Pages

Tuesday, October 14, 2025

I’ll Never Be the “Cool Old Guy” And It Sucks

I’m 53 years old, and it finally hit me... I’ll never be "cool" in the eyes of young people.

When I was growing up, things were different. Older people were respected, even admired. My uncles, my elders, and even the older guys down the street had a kind of authority. They carried wisdom, life experience, and a quiet confidence that made them role models in a way. To me, they weren’t “out of touch”. They were legends. OGs.

But somewhere along the way, that changed.

Today, the younger generation doesn’t look at people my age with respect or curiosity. Instead, they often dismiss us as outdated, irrelevant, or even annoying. We’re not mentors. We’re “has-beens.” And no matter how hard I try, I’ll never be the “cool old guy” that my ancestors were to me.

When I think about my childhood, I realize why my elders had so much respect. Back then it was harder to get knowledge. Outside of an encyclopedia or a library, you were stuck. If you wanted to learn something, you had to ask someone older or more experienced.

Back then tradition mattered. Culture and family history were passed down through stories, and elders were the keepers of those stories. Family stories rarely get passed down today as they did back then. And when you factor in so many blended families in society that we have now, it's even more rare to keep up with family history.

Back then patience was taught. Life wasn’t so fast-paced. People slowed down to listen and genuinely had interest in what you had to say most of the time. And even if they weren't interested, somehow what was being said still stuck somewhere in their mind to be retrieved later.


In short, older people had something that young people needed. Not anymore.

Fast forward to now, and everything has flipped. Information is everywhere. So much of it is probably not true, but verification isn't important in present-day America. With Google, TikTok, and YouTube, young people don’t feel they need to ask anyone for guidance.

Fast forward to now, and even the trends don't last long anymore. I thought my uncles were cool in their 70's clothing but fashion rarely lasts a decade now. By the time something catches on, the next wave has already started.

Fast forward to now and getting older isn't aspirational anymore. Instead of looking forward to maturity, youth culture glorifies staying young forever.
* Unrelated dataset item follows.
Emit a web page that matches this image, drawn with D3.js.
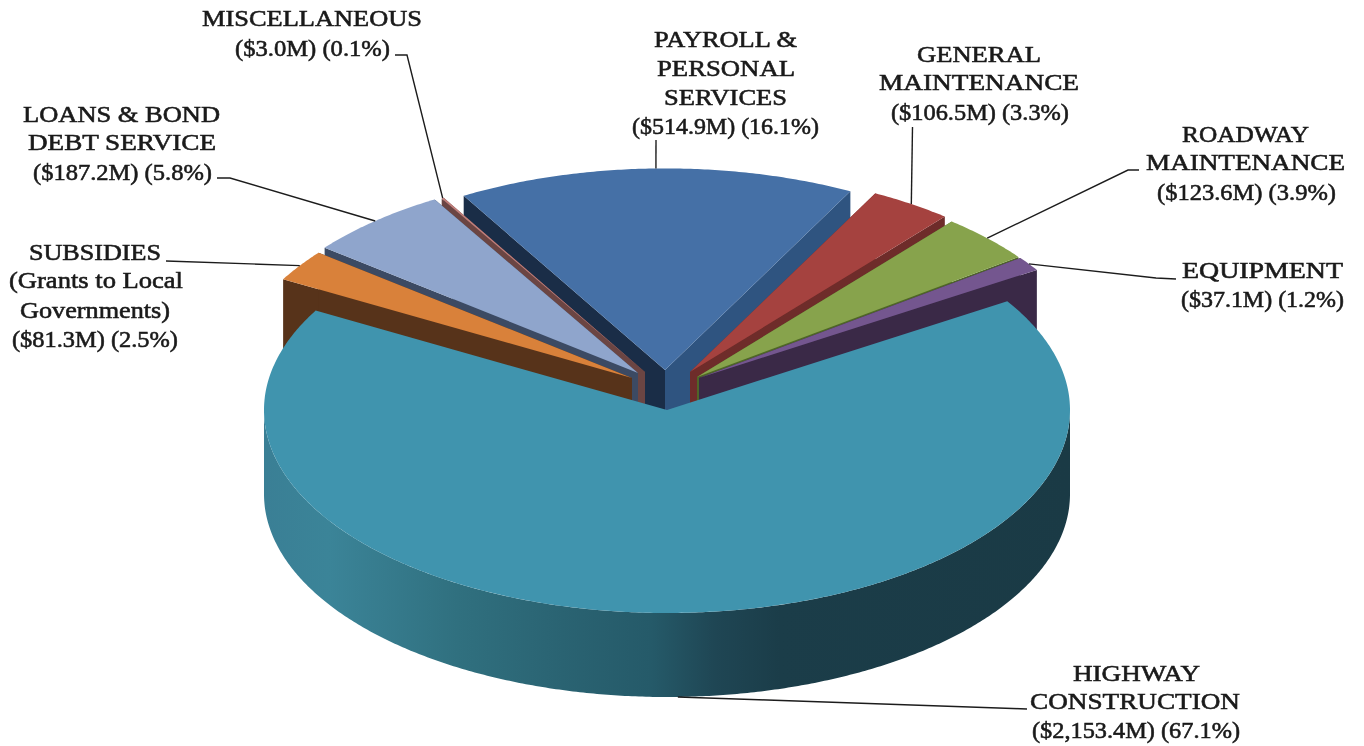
<!DOCTYPE html>
<html><head><meta charset="utf-8">
<script src="https://cdnjs.cloudflare.com/ajax/libs/d3/7.8.5/d3.min.js"></script>
<style>html,body{margin:0;padding:0;background:#fff;overflow:hidden}svg{display:block;filter:blur(0.35px)}</style>
</head><body><svg id="c" width="1364" height="746"></svg>
<script>
// ---- data ----
const categories = ["PAYROLL & PERSONAL SERVICES","GENERAL MAINTENANCE","ROADWAY MAINTENANCE","EQUIPMENT","HIGHWAY CONSTRUCTION","SUBSIDIES (Grants to Local Governments)","LOANS & BOND DEBT SERVICE","MISCELLANEOUS"];
const values = [514.9,106.5,123.6,37.1,2153.4,81.3,187.2,3.0];
const labelLines = [
 ["PAYROLL &","PERSONAL","SERVICES","($514.9M) (16.1%)"],
 ["GENERAL","MAINTENANCE","($106.5M) (3.3%)"],
 ["ROADWAY","MAINTENANCE","($123.6M) (3.9%)"],
 ["EQUIPMENT","($37.1M) (1.2%)"],
 ["HIGHWAY","CONSTRUCTION","($2,153.4M) (67.1%)"],
 ["SUBSIDIES","(Grants to Local","Governments)","($81.3M) (2.5%)"],
 ["LOANS & BOND","DEBT SERVICE","($187.2M) (5.8%)"],
 ["MISCELLANEOUS","($3.0M) (0.1%)"]
];
// ---- styles ----
const topColors = ["#4570a6","#a5423f","#87a34c","#74568f","#4094ae","#d9813a","#8fa5cc","#c17f7c"];
const startWallColors = ["#1a2d47","#6e2c2a","#4f6628","#3a2947","none","#57331a","#3c4a63","#6b4543"];
const endWallColors = ["#2f5480","#6e2c2a","#4f6628","#3a2947","none","#57331a","#3c4a63","#6b4543"];
const wallStops = [[0,"#3a7f95"],[0.08,"#3b8498"],[0.24,"#30707f"],[0.37,"#2a6372"],[0.48,"#255a69"],[0.56,"#1f4654"],[0.64,"#1b3d49"],[1,"#1a3a45"]];
// ---- layout ----
const center = {x:667,y:410};
const radiusX = 403, radiusY = 203, depth = 84;
const sliceScale = [0.993,0.993,0.993,0.993,1,0.993,0.993,0.993];
const apexes = [[665,370],[690,372],[697,377],[699,378],[667,410],[632,378],[638,373],[645,372]];
const drawOrder = [0,7,6,5,1,2,3,4];
const firstAngle = -30.2;
const labelBoxes = [ // per line: left, right, baseline
 [[654,797,47],[657,795,76],[664,787,105],[632,819,134]],
 [[917,1041,62],[879,1079,90],[891,1069,120]],
 [[1182,1309,142],[1146,1345,170],[1157,1336,200]],
 [[1182,1343,278],[1181,1344,307]],
 [[1073,1200,681],[1030,1240,709],[1032,1240,738]],
 [[29,161,260],[9,183,288],[20,170,318],[12,178,347]],
 [[23,220,122],[28,216,150],[33,212,180]],
 [[202,422,26],[235,390,56]]
];
const leaderElbows = [ // from label side toward slice
 [[656,140]],
 [[912.5,127]],
 [[1139,170],[1128,170]],
 [[1176,279],[1156,278]],
 [[1027,709]],
 [[166,261]],
 [[217,178],[230,178]],
 [[395,55],[407,55]]
];

const svg = d3.select("#c");
const defs = svg.append("defs");
const grad = defs.append("linearGradient").attr("id","wall").attr("gradientUnits","userSpaceOnUse")
  .attr("x1",center.x-radiusX).attr("x2",center.x+radiusX).attr("y1",0).attr("y2",0);
wallStops.forEach(s=>grad.append("stop").attr("offset",s[0]).attr("stop-color",s[1]));

const rad = d=>d*Math.PI/180;
const arcs = d3.pie().sort(null).startAngle(rad(firstAngle)).endAngle(rad(firstAngle+360))(values);
const px = d3.scaleLinear().domain([-1,1]).range([-radiusX,radiusX]);
const py = d3.scaleLinear().domain([-1,1]).range([-radiusY,radiusY]);
const pt = (i,a,z=0)=>[apexes[i][0]+px(Math.sin(a)*sliceScale[i]),apexes[i][1]-py(Math.cos(a)*sliceScale[i])+z];
const line = d3.line();
const arcPts = (i,a0,a1,z=0)=>{
  const n = Math.max(2,Math.ceil(Math.abs(a1-a0)/rad(0.5)));
  return d3.range(n+1).map(k=>pt(i,a0+(a1-a0)*k/n,z));
};
const g = svg.append("g");
drawOrder.forEach(i=>{
  const d = arcs[i], A = apexes[i];
  if(i===4){
    const a0 = Math.PI/2, a1 = Math.PI*1.5;
    const top = arcPts(i,a0,a1), bot = arcPts(i,a1,a0,depth);
    g.append("path").attr("d",line(top.concat(bot))+"Z").attr("fill","url(#wall)");
  } else {
    const wall=(a,c)=>{
      const p=pt(i,a);
      g.append("path").attr("d",line([p,A,[A[0],A[1]+depth],[p[0],p[1]+depth]])+"Z").attr("fill",c);
    };
    wall(d.startAngle,startWallColors[i]);
    wall(d.endAngle,endWallColors[i]);
  }
  g.append("path").attr("d",line([A].concat(arcPts(i,d.startAngle,d.endAngle)))+"Z").attr("fill",topColors[i]);
});
// leaders
const lg = svg.append("g").attr("fill","none").attr("stroke","#1c1c1c").attr("stroke-width",1.4);
arcs.forEach((d,i)=>{
  const mid=(d.startAngle+d.endAngle)/2;
  const end=pt(i,mid,i===4?depth:0);
  lg.append("path").attr("d",line(leaderElbows[i].concat([end])));
});
// labels
const tg = svg.append("g").attr("font-family","'Liberation Serif',serif").attr("font-size",24).attr("font-weight",400)
  .attr("fill","#1a1a1a").attr("stroke","#1a1a1a").attr("stroke-width",0.6).attr("text-anchor","middle");
labelLines.forEach((ls,i)=>ls.forEach((t,j)=>{
  const b=labelBoxes[i][j];
  tg.append("text").attr("x",(b[0]+b[1])/2).attr("y",b[2]).attr("textLength",b[1]-b[0]).attr("lengthAdjust","spacingAndGlyphs").text(t);
}));
</script></body></html>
To be fair, people my age tend to enjoy the youth culture a little too much as well. Maybe that's where some of the lack of respect comes from, huh? (Message!)

It hurts to admit, but I’ve noticed it in my own life. I walk into a room of young people, and instead of being seen as someone with stories to tell or lessons to share, I’m seen as outdated background noise.

The cruel irony is this: I really wanted to grow into one of those wise, cool elders I once admired. But the role doesn’t even exist anymore—not in the way it used to. I wanted to be the guy who pointed "finger guns" towards a guy and said, "watch out there now, young fella!"

Well, maybe not to that extreme, but you get my drift.

Still, maybe there’s another side to this. Maybe being “cool” to young people shouldn’t be the goal. Maybe it’s enough to pass down values, even if they don’t seem interested now. My goddaughter is 18 years old, and she listens to me still. We'll see how long that lasts. Her brother pretty much stopped at 20 years old, but I still think that he gets what I'm saying most of the time.

Maybe it’s about leading by example, showing resilience, patience, and grace. That's always easy, right? Just exist and keep doing what I've been doing, and it will be recognized.  I can always hope.

Maybe the respect comes later, when they’re older and finally understand. Only time will tell. Maybe I'll won't be too senile to recognize it if it does.

Because deep down, I know my uncles weren’t “cool” because they tried to impress anyone. They were cool because they were authentic, grounded, and unapologetically themselves. And that's all I ever strive to be. The best version of me that I can offer the world.

I'll never be the “cool old guy", and it sucks. But maybe coolness is overrated. What lasts longer than cool is character. And while they may not see it now, one day they might look back and recognize the value of the people they once brushed aside.

Until then, I’ll keep living my life with the quiet dignity my elders showed me. And who knows? Maybe one day, when the noise of youth fades, wisdom will matter again.